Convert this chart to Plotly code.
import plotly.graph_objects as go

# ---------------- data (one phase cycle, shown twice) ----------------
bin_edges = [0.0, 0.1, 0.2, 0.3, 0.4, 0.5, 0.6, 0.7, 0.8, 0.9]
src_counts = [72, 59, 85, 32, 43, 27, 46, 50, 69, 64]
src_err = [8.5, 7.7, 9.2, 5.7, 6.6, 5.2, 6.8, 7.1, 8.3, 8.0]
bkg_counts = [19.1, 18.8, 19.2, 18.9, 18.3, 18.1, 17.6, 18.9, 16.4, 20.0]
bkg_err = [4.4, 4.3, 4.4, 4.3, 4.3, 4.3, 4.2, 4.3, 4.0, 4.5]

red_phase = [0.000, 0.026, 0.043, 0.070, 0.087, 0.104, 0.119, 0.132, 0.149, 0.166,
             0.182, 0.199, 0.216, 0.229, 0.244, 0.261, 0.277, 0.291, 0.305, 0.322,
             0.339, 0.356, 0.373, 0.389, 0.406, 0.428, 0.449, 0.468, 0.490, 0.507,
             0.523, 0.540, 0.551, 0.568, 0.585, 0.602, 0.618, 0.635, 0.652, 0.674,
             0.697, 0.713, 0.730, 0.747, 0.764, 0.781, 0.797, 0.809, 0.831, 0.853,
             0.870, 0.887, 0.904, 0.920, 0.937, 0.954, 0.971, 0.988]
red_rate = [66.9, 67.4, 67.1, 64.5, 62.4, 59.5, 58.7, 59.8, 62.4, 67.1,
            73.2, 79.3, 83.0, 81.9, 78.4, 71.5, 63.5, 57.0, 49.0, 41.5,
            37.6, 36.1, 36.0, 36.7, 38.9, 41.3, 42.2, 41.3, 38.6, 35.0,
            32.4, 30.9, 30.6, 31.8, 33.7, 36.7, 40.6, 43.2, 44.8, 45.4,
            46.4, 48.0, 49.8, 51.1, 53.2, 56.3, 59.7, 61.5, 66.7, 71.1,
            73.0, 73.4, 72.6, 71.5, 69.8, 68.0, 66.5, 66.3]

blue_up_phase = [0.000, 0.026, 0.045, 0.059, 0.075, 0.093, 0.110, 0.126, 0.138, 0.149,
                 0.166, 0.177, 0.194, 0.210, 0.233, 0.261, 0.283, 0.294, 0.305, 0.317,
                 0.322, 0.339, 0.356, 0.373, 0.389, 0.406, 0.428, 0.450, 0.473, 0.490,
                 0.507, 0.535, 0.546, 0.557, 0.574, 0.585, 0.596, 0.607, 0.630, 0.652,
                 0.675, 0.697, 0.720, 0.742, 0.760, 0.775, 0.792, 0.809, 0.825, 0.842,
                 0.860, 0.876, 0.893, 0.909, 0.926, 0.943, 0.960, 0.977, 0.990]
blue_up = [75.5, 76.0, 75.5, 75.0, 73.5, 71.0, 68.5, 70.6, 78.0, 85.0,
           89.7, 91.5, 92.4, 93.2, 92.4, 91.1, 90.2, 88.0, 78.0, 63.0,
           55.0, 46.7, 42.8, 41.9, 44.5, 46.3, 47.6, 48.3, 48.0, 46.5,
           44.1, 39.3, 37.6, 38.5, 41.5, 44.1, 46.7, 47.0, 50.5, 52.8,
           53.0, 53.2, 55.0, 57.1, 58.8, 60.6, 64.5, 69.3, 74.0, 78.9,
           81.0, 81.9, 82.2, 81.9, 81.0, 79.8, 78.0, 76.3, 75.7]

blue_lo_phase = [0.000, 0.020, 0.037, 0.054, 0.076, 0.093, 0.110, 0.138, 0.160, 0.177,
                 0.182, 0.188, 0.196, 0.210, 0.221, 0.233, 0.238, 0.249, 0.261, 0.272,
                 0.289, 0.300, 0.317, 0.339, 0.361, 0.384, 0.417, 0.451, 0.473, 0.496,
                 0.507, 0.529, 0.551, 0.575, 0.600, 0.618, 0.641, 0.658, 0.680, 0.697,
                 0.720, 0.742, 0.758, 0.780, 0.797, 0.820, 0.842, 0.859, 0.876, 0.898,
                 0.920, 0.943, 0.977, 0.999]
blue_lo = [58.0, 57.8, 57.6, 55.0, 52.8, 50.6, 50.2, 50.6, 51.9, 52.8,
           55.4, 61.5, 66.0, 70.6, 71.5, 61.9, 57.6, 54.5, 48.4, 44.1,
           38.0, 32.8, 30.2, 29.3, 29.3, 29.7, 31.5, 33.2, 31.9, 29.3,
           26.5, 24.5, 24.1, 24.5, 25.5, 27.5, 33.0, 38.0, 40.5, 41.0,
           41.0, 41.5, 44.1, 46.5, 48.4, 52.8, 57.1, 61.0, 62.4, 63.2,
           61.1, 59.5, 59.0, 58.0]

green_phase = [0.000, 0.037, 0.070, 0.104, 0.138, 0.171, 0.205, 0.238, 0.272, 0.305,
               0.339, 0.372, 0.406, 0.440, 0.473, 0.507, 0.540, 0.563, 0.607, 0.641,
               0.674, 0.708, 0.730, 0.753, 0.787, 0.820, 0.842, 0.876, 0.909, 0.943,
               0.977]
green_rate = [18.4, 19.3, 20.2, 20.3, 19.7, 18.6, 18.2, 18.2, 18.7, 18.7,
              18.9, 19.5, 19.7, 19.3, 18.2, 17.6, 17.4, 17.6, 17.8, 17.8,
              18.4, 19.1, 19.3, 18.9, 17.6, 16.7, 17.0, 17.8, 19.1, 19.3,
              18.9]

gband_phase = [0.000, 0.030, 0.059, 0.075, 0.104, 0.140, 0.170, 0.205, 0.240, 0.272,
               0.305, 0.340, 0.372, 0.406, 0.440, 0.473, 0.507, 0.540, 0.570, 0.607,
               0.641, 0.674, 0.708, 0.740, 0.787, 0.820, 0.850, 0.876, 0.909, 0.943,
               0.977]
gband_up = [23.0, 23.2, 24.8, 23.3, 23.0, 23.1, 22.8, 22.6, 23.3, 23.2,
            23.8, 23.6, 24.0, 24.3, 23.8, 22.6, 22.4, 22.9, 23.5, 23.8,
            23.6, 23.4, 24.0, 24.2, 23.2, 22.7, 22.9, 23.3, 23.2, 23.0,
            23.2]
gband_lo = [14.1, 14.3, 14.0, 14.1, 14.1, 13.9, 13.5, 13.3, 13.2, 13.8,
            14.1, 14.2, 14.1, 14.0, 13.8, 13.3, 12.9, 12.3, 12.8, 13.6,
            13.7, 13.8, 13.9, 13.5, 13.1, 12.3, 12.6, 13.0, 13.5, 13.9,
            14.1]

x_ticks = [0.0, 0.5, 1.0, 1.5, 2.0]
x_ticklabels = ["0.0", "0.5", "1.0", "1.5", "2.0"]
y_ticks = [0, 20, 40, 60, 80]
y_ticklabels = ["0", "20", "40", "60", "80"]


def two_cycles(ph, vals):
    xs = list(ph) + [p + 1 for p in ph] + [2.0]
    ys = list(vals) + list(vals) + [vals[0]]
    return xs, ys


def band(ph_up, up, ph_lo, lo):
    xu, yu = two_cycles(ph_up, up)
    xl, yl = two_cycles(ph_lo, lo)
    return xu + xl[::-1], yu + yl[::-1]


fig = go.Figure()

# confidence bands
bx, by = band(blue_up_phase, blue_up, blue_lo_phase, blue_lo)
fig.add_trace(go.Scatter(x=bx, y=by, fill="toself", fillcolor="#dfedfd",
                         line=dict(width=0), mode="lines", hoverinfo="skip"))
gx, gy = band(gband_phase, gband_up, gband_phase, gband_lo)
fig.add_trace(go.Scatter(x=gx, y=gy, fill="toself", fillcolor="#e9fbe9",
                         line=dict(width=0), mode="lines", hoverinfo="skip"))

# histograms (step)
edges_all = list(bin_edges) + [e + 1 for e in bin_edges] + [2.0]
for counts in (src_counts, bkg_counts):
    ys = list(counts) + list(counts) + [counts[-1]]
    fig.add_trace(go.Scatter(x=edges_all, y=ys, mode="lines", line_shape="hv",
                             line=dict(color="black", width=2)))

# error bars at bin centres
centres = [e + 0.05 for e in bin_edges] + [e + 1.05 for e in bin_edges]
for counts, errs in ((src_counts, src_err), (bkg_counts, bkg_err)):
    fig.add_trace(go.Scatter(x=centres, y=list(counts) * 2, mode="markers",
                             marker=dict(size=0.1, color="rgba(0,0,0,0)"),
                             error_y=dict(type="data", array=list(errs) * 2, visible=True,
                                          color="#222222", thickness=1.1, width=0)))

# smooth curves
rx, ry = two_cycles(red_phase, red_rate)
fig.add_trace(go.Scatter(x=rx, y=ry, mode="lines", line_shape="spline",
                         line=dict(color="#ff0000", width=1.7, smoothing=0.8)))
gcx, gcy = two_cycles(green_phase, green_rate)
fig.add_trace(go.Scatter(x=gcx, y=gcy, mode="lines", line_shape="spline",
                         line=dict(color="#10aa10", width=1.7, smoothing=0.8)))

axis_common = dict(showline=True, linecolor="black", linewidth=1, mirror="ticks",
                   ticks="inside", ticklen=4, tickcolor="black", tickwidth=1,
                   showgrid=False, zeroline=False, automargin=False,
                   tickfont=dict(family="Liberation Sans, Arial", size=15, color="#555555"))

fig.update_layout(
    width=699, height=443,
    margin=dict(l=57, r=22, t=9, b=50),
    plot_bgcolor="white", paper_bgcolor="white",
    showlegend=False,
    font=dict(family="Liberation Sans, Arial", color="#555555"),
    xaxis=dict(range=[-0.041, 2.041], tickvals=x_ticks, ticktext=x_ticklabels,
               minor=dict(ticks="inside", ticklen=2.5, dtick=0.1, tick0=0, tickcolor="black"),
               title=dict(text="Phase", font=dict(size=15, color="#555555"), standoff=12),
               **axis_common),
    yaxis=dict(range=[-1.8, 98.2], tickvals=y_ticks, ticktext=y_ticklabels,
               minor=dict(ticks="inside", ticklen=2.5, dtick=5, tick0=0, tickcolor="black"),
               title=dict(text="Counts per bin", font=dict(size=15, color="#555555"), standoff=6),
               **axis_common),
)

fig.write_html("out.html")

================

Set problem: Return the lines above precisely as they appear, beginning at the first line and ending at the line with "4.3, 4.0, 4.5]", and nothing after it.

Final result:
Convert this chart to Plotly code.
import plotly.graph_objects as go

# ---------------- data (one phase cycle, shown twice) ----------------
bin_edges = [0.0, 0.1, 0.2, 0.3, 0.4, 0.5, 0.6, 0.7, 0.8, 0.9]
src_counts = [72, 59, 85, 32, 43, 27, 46, 50, 69, 64]
src_err = [8.5, 7.7, 9.2, 5.7, 6.6, 5.2, 6.8, 7.1, 8.3, 8.0]
bkg_counts = [19.1, 18.8, 19.2, 18.9, 18.3, 18.1, 17.6, 18.9, 16.4, 20.0]
bkg_err = [4.4, 4.3, 4.4, 4.3, 4.3, 4.3, 4.2, 4.3, 4.0, 4.5]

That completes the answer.